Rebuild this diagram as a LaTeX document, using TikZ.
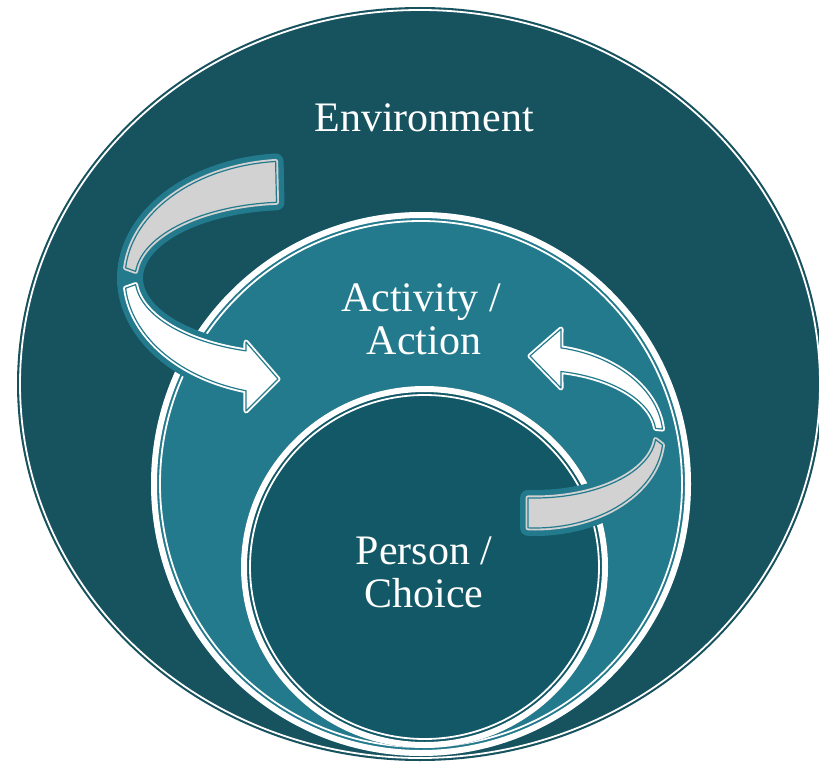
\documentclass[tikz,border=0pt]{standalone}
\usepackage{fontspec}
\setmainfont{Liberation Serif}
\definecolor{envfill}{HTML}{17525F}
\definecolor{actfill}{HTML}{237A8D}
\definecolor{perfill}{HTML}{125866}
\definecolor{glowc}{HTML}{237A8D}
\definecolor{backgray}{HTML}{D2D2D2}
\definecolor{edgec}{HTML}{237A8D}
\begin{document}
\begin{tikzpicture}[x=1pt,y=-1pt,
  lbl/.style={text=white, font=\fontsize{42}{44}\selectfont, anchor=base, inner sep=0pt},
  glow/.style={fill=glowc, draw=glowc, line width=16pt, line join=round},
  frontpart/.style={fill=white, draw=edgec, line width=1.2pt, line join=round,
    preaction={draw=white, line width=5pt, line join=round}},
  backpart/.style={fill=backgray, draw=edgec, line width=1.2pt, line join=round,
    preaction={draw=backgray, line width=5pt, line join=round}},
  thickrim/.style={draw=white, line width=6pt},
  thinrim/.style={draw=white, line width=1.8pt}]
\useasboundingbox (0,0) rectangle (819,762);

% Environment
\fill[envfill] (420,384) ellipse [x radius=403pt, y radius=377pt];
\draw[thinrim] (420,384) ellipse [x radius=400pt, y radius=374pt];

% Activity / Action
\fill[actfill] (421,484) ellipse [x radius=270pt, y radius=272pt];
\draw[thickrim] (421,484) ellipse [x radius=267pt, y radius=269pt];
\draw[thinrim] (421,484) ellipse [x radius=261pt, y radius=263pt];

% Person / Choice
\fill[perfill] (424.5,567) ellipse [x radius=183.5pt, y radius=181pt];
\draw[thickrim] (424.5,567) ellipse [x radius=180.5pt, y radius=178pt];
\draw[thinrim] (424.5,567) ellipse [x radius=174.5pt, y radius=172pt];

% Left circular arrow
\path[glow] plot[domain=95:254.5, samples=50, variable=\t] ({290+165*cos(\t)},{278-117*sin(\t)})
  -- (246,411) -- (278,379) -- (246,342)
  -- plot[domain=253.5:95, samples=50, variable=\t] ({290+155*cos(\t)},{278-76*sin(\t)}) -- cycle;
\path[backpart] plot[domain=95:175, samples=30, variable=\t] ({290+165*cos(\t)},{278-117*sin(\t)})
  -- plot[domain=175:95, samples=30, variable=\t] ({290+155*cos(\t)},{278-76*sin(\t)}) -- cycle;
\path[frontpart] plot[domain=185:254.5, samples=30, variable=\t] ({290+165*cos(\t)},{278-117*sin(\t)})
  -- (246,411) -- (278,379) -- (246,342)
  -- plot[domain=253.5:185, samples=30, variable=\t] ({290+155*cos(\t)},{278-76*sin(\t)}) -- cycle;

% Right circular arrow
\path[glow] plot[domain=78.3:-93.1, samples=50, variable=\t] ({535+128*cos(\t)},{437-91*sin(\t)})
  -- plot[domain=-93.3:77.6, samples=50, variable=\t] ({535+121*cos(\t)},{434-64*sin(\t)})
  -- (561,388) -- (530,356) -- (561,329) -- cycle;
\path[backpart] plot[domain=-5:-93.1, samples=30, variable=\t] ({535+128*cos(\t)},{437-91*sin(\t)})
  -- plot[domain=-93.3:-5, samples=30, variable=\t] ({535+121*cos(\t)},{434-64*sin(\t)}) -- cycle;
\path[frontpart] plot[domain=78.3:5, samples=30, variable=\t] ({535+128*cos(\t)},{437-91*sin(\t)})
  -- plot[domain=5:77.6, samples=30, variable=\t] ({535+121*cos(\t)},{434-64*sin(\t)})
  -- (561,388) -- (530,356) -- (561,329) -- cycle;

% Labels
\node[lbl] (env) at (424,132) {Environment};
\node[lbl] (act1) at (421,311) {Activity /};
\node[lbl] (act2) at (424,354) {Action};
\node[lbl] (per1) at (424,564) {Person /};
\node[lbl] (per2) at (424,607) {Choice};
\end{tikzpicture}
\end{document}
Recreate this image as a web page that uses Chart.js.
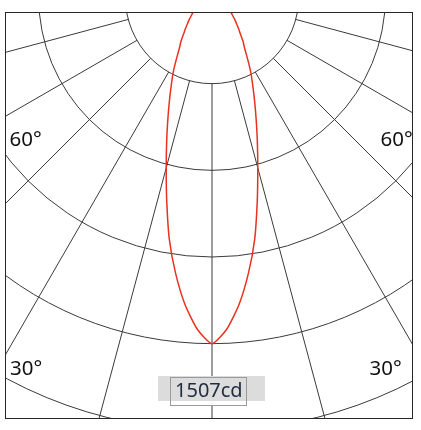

▸ **Your task**: Find "this". Copy every line it occurs in.

▸ **The response**:
Rebuild this diagram as a LaTeX document, using TikZ.
Recreate this image as a web page that uses Chart.js.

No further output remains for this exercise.